L’évaluation des impacts sociaux économiques de la micro finance est devenue de plus en plus importante et occupe aujourd’hui une place centrale dans les programmes des différents intervenants dans ce secteur, tant des bailleurs publics que des intervenants privés. Elle permet de mesurer l’impact des services d’une institution de micro finance sur la vie des ses clients au niveau de l’emploi, le revenu, l’alimentation, l’éducation, la santé ou sur l’’empowerment (ou l’émancipation) des femmes.  L’évaluation reste le principal instrument pratique pour déterminer l’efficacité pratique de la micro finance comme moyen de développement. C’est une question qui interpelle tous les acteurs impliqués dans ce secteur, bailleurs, praticiens et décideurs politiques. Notre enquête de juin 2013 montre qu’au niveau des ménages, l’essentiel des revenus générés par la micro finance à Djibouti est utilisé pour les dépenses d’urgence à savoir l’alimentation et la scolarité des enfants. Il est un outil important et utile pour améliorer ces derniers. Par contre, la micro finance a un impact limité au niveau de l’accès à la propriété, à l’eau et à l’électricité. Ces derniers exigent un investissement important. Egalement, ces dépenses importantes prennent le dessus par rapport à l’investissement et à la prise de risque. Ce qui ne permet pas de  créer de richesses.

Par conséquent, la micro finance à  Djibouti ne contribue pas à la lutte contre la précarité des populations cibles mais permet seulement de soulager leur condition  de vie sur le court terme.  Une participation plus longue au programme permettra un impact positif dans le long terme.

La micro finance améliore-t-elle  l’empowerment des femmes ? Autrement dit, la micro finance améliore-t-elle durablement leur autonomie et leur indépendance en tant qu’acteur économique, social et financier ?

Le concept empowerment est né en Inde au sein du réseau  DAwN (Development Alternaives for women en New), réseau crée 1984 par un groupe de sociologues et d’économiste à Bangalore. C’est un mouvement féministe international qui revoit les rapports de sexe dans un but émancipatoire,  de droits humains et de transformation de la société. Elle propose des perspectives de développement aux niveaux économiques, sociaux et politiques des femmes, surtout les femmes pauvres et marginalisées dans les régions du sud. Il est difficile de donner une définition claire de l’empowerment en Français. La banque mondiale traduit ce terme  par « l’autonomisation » ou « renforcement du pouvoir ».

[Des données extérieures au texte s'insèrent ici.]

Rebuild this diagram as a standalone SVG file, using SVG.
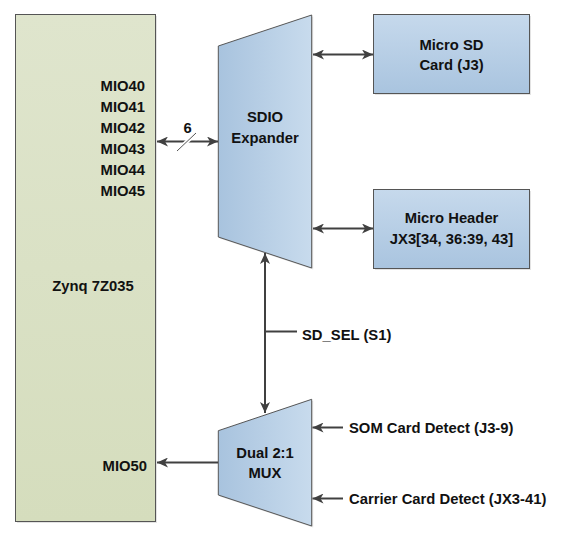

Notre enquête montre, en général, que l’accès des femmes aux services de micro finance permet d’améliorer le bien-être du ménage et de la famille. Mais ces programmes de micro finance n’arrivent pas à renforcer le statut de la  femme et à impulser un réel processus empowerment. Et même des fois, cet accès des femmes aux programmes de micro finance peut parfois être source de tensions sociales au sein des familles.

Quelle est l’attitude des pouvoirs publics vis-à-vis de la micro finance à Djibouti?

L’Etat devra déployer davantage d’efforts pour le renforcement de la capacité de l’institution afin de la rendre autonome et pérenne opérationnellement dans le long terme. Elle ne doit plus se limiter à la protection des opérations de crédits et de dépôt. Cette institution attend de la part de l’Etat un appui technique et logistique important. Elle doit aussi mettre en place un environnement réglementaire plus favorable  pour la micro finance en République de Djibouti. Pour ce faire, elle devrait renforcer le caractère insuffisant des lois existantes sur les coopératives et aussi renforcer la faiblesse du système judiciaire afin de faciliter le recours devant les tribunaux et devant les forces de l’ordre.  Enfin, pour assurer l’équilibre financier de ses institutions, l’Etat doit soutenir le financement d’activités plus diverses et plus risqué tel que la pêche ou l’agriculture ou encore les  petites entreprises tel que les producteurs de lait ou du sel afin d’accroître  des revenus plus importantes et générés plus de ressources  pour l’institution. Ce qui permettrait de dépasser les petites activités de commerce  peu rentables et ayant  une faible valeur ajoutée.

Quelles sont les limites de la micro finance dans notre pays?

Pour assurer la viabilité  et la pérennité de la CPEC de Djibouti, il est impératif  dans un premier temps de relever les difficultés rencontrées et puis de proposer des recommandations  pour améliorer  son efficacité.

Les limites sont au nombre de trois. La première  est d’ordre institutionnel, c’est-à-dire la négligence des agents de crédit de l’IMF ; manque de suivi (suivi administratif, suivi sur le terrain) ; le  manque de sanction judiciaire en cas de non paiement. La seconde est socioculturelle, à savoir une charge de travail importance pour les femmes bénéficiaires ; un niveau d’éducation très faible des emprunteuses ; des tensions au sein du foyer (mari autoritaires, un mari consommateurs de khat et un mari qui se désengage des petites dépenses). Il existe par ailleurs des limites éthiques et religieuses, principalement l’usure qui est interdit par l’islam.

Qu’en est-il des perspectives d’avenir de ce secteur d’activités ?

Les perspectives sont au nombre de trois. Il s’agit de diversifier les produits financiers pour le secteur agricole, le secteur de l’élevage ou encore de la pêche),  d’élargir la clientèle vers les femmes entrepreneuses dites « charcharis», et de mettre en place une stratégie de mobilisation des ressources qui soit de nature à favoriser l’épargne.